Peacock’s reboot of Saved by the Bell is barely eight minutes old when we realize it’s operating on a higher level than the original. “I read a Facebook article about an underground sex cult where the kids snort Baby Yoda and worship the YouTube demon Momo,” a blond Bayside mom tells the school principal during a board meeting, spouting rhetoric that would fit snugly within the confines of QAnon. “What are you going to do about this?”
When Zack Morris, Kelly Kapowski, A.C. Slater, and Jessie Spano were roaming the halls of Bayside High, the series wouldn’t have dared attempt such a political zinger. But the opportunity to infuse modern comedy into the original show’s artificial constructs is exactly what drew lifelong fan Tracey Wigfield to reboot Saved by the Bell in the first place.
“Saved by the Bell is my Star Wars. I was so into it as a kid. If there was any other show, I think I would not want to do a reboot right now,” Wigfield, a writer on 30 Rock and The Mindy Project and the creator of Great News, told Vanity Fair. “It was important to me that, if I was going to do a reboot, that it wasn’t just making more episodes of kind of the same thing, with the same tone, mostly because they’ve done that already.”
Her Saved by the Bell reboot should appeal not only to older millennials fluent in Zack Morris—though of course, they’ll like it too. (“Everyone thinks Fleabag was so good and sophisticated” for breaking the fourth wall, joked Wigfield. “It’s like, it’s just Zack Morris.”) The refashioned series casts Zack (Mark-Paul Gosselaar) as the governor of California, with Kelly (Tiffani Thiessen) as his first lady, and Slater (Mario Lopez) and Jessie (Elizabeth Berkley Lauren) working at Bayside High, a school that’s practically frozen in 1993. After Zack cuts funding to California public schools, he’s forced to reassign students from lower-income neighborhoods into affluent suburbs. Newcomers Haskiri Velazquez and Alycia Pascual-Peña are among the students who matriculate to Bayside, where they rub shoulders with Zack’s spoiled son (Mitchell Hoog), Jessie’s daft child (Belmont Cameli), and a budding reality star, Lexi (Josie Totah, who absolutely steals every scene she’s in).
The new Saved by the Bell is a delicate balancing act—one that works surprisingly well. “It was important to me, just creatively, to be able to have them in the show here and there and get jokes out of them, while at the same time not making the show just a bunch of inside jokes and, ‘Hey, remember this thing?’” Wigfield said. Her focus, she explained, was making sure the young cast remained the reboot’s core. “I think if you just do a thing that’s really a reunion and kind of all based in Easter eggs about the old show and nostalgia, that feels to me like a one-off that you kind of can only do one time.”
Besides, putting an emphasis on the next generation allows the show to interrogate a number of issues facing real teenagers, including systemic racism and gender identity. Wigfield, who often took the temperature of her young cast on set to make sure the material was faithful to their experiences, said her background working on network television helped keep the show universal in its message.

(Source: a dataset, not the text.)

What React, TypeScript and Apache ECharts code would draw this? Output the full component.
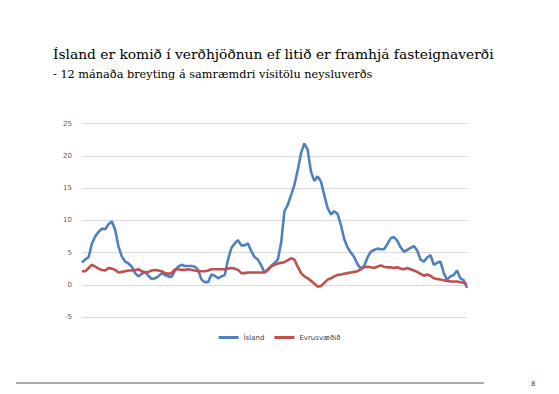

“In terms of dealing with issues, it’s a comedy show, and in everything I’ve ever written, the most important thing is that it’s funny, number one,” she said. “It’s not a trenchant David Simon drama, looking to solve education in any way. But it was important to me to assemble a really diverse group of writers, who also come from a bunch of different backgrounds and went to a bunch of different kinds of high schools and grew up in a bunch of different places. And, I feel like that was really helpful in being able to tell subtler stories that do touch on things like class, privilege, and race.”
Lopez and Berkley Lauren are main cast members, while Gosselaar, Thiessen, and original Lisa Turtle actor Lark Voorhies make guest appearances on the show. But despite the cast and the perfect recreations of the show’s original set, one thing that didn’t carry over from the previous version is its delightfully ’90s theme song. For the reboot, a new version was recorded by Lil Yachty.